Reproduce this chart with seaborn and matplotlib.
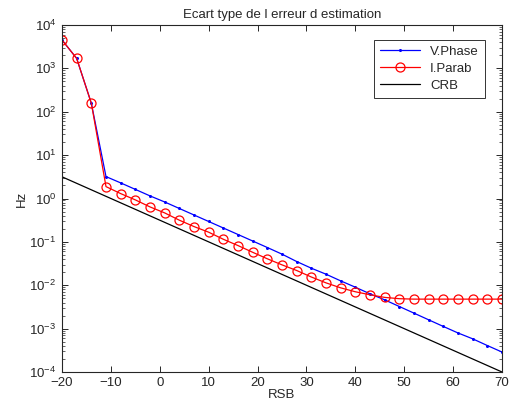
import numpy as np
import pandas as pd
import matplotlib
matplotlib.use("Agg")
import matplotlib.pyplot as plt
import seaborn as sns

# RSB (dB) grid, step 3
rsb = list(range(-20, 71, 3))

# log10 of the standard deviation
log_vphase = [3.655, 3.23, 2.196, 0.505, 0.36, 0.21, 0.06, -0.08, -0.23, -0.38,
              -0.53, -0.68, -0.83, -0.98, -1.13, -1.283, -1.453, -1.607, -1.745,
              -1.899, -2.045, -2.198, -2.336, -2.49, -2.643, -2.797, -2.95, -3.10,
              -3.235, -3.39, -3.54]
log_iparab = [3.655, 3.23, 2.196, 0.274, 0.113, -0.032, -0.194, -0.332, -0.50,
              -0.647, -0.777, -0.94, -1.085, -1.24, -1.39, -1.53, -1.66, -1.81,
              -1.945, -2.06, -2.15, -2.22, -2.28, -2.31, -2.32, -2.32, -2.32,
              -2.32, -2.32, -2.32, -2.32]
log_crb = [0.50, 0.35, 0.20, 0.05, -0.10, -0.25, -0.40, -0.55, -0.70, -0.85,
           -1.00, -1.15, -1.30, -1.45, -1.60, -1.75, -1.90, -2.05, -2.20, -2.35,
           -2.50, -2.65, -2.80, -2.95, -3.10, -3.25, -3.40, -3.55, -3.70, -3.85,
           -4.00]

df = pd.DataFrame({
    "RSB": rsb,
    "V.Phase": 10 ** np.array(log_vphase),
    "I.Parab": 10 ** np.array(log_iparab),
    "CRB": 10 ** np.array(log_crb),
})

sns.set_style("ticks")
plt.rcParams["font.family"] = ["Liberation Sans", "DejaVu Sans"]
fs = 9.5
plt.rcParams["font.size"] = fs

fig = plt.figure(figsize=(5.18, 4.08), dpi=100)
ax = fig.add_axes([62 / 518, 1 - 372 / 408, 440 / 518, 347 / 408])

sns.lineplot(data=df, x="RSB", y="V.Phase", ax=ax, color="blue", lw=0.9,
             marker="o", markersize=2.2, markeredgewidth=0, label="V.Phase")
sns.lineplot(data=df, x="RSB", y="I.Parab", ax=ax, color="red", lw=0.9,
             marker="o", markersize=6.5, markerfacecolor="none",
             markeredgecolor="red", markeredgewidth=0.9, label="I.Parab")
sns.lineplot(data=df, x="RSB", y="CRB", ax=ax, color="black", lw=0.9, label="CRB")

ax.set_yscale("log")
ax.set_xlim(-20, 70)
ax.set_ylim(1e-4, 1e4)
ax.set_xticks(range(-20, 71, 10))
ax.set_yticks([10.0 ** p for p in range(-4, 5)])
ax.tick_params(which="both", direction="in", top=True, right=True, labelsize=fs)
ax.tick_params(which="major", length=4, width=0.7)
ax.tick_params(axis="x", which="major", pad=3.5)
ax.tick_params(axis="y", which="major", pad=4)
ax.tick_params(which="minor", length=2, width=0.5)
for s in ax.spines.values():
    s.set_linewidth(0.8)

ax.set_xlabel("RSB", fontsize=fs, labelpad=0)
ax.set_ylabel("Hz", fontsize=fs, labelpad=1)
ax.set_title("Ecart type de l erreur d estimation", fontsize=fs, pad=5)

leg = ax.legend(loc="upper right", bbox_to_anchor=(0.961, 0.957), fontsize=fs,
                frameon=True, fancybox=False, edgecolor="black",
                borderaxespad=0, handlelength=3.0, labelspacing=0.35,
                borderpad=0.45)
leg.get_frame().set_linewidth(0.7)

fig.savefig("out.png", dpi=100)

● **The request**: Leave the pictures out and copy the rest of the data exactly.

● **Answer to the exercise**:
Reproduce this chart with seaborn and matplotlib.
import numpy as np
import pandas as pd
import matplotlib
matplotlib.use("Agg")
import matplotlib.pyplot as plt
import seaborn as sns

# RSB (dB) grid, step 3
rsb = list(range(-20, 71, 3))

# log10 of the standard deviation
log_vphase = [3.655, 3.23, 2.196, 0.505, 0.36, 0.21, 0.06, -0.08, -0.23, -0.38,
              -0.53, -0.68, -0.83, -0.98, -1.13, -1.283, -1.453, -1.607, -1.745,
              -1.899, -2.045, -2.198, -2.336, -2.49, -2.643, -2.797, -2.95, -3.10,
              -3.235, -3.39, -3.54]
log_iparab = [3.655, 3.23, 2.196, 0.274, 0.113, -0.032, -0.194, -0.332, -0.50,
              -0.647, -0.777, -0.94, -1.085, -1.24, -1.39, -1.53, -1.66, -1.81,
              -1.945, -2.06, -2.15, -2.22, -2.28, -2.31, -2.32, -2.32, -2.32,
              -2.32, -2.32, -2.32, -2.32]
log_crb = [0.50, 0.35, 0.20, 0.05, -0.10, -0.25, -0.40, -0.55, -0.70, -0.85,
           -1.00, -1.15, -1.30, -1.45, -1.60, -1.75, -1.90, -2.05, -2.20, -2.35,
           -2.50, -2.65, -2.80, -2.95, -3.10, -3.25, -3.40, -3.55, -3.70, -3.85,
           -4.00]

df = pd.DataFrame({
    "RSB": rsb,
    "V.Phase": 10 ** np.array(log_vphase),
    "I.Parab": 10 ** np.array(log_iparab),
    "CRB": 10 ** np.array(log_crb),
})

sns.set_style("ticks")
plt.rcParams["font.family"] = ["Liberation Sans", "DejaVu Sans"]
fs = 9.5
plt.rcParams["font.size"] = fs

fig = plt.figure(figsize=(5.18, 4.08), dpi=100)
ax = fig.add_axes([62 / 518, 1 - 372 / 408, 440 / 518, 347 / 408])

sns.lineplot(data=df, x="RSB", y="V.Phase", ax=ax, color="blue", lw=0.9,
             marker="o", markersize=2.2, markeredgewidth=0, label="V.Phase")
sns.lineplot(data=df, x="RSB", y="I.Parab", ax=ax, color="red", lw=0.9,
             marker="o", markersize=6.5, markerfacecolor="none",
             markeredgecolor="red", markeredgewidth=0.9, label="I.Parab")
sns.lineplot(data=df, x="RSB", y="CRB", ax=ax, color="black", lw=0.9, label="CRB")

ax.set_yscale("log")
ax.set_xlim(-20, 70)
ax.set_ylim(1e-4, 1e4)
ax.set_xticks(range(-20, 71, 10))
ax.set_yticks([10.0 ** p for p in range(-4, 5)])
ax.tick_params(which="both", direction="in", top=True, right=True, labelsize=fs)
ax.tick_params(which="major", length=4, width=0.7)
ax.tick_params(axis="x", which="major", pad=3.5)
ax.tick_params(axis="y", which="major", pad=4)
ax.tick_params(which="minor", length=2, width=0.5)
for s in ax.spines.values():
    s.set_linewidth(0.8)

ax.set_xlabel("RSB", fontsize=fs, labelpad=0)
ax.set_ylabel("Hz", fontsize=fs, labelpad=1)
ax.set_title("Ecart type de l erreur d estimation", fontsize=fs, pad=5)

leg = ax.legend(loc="upper right", bbox_to_anchor=(0.961, 0.957), fontsize=fs,
                frameon=True, fancybox=False, edgecolor="black",
                borderaxespad=0, handlelength=3.0, labelspacing=0.35,
                borderpad=0.45)
leg.get_frame().set_linewidth(0.7)

fig.savefig("out.png", dpi=100)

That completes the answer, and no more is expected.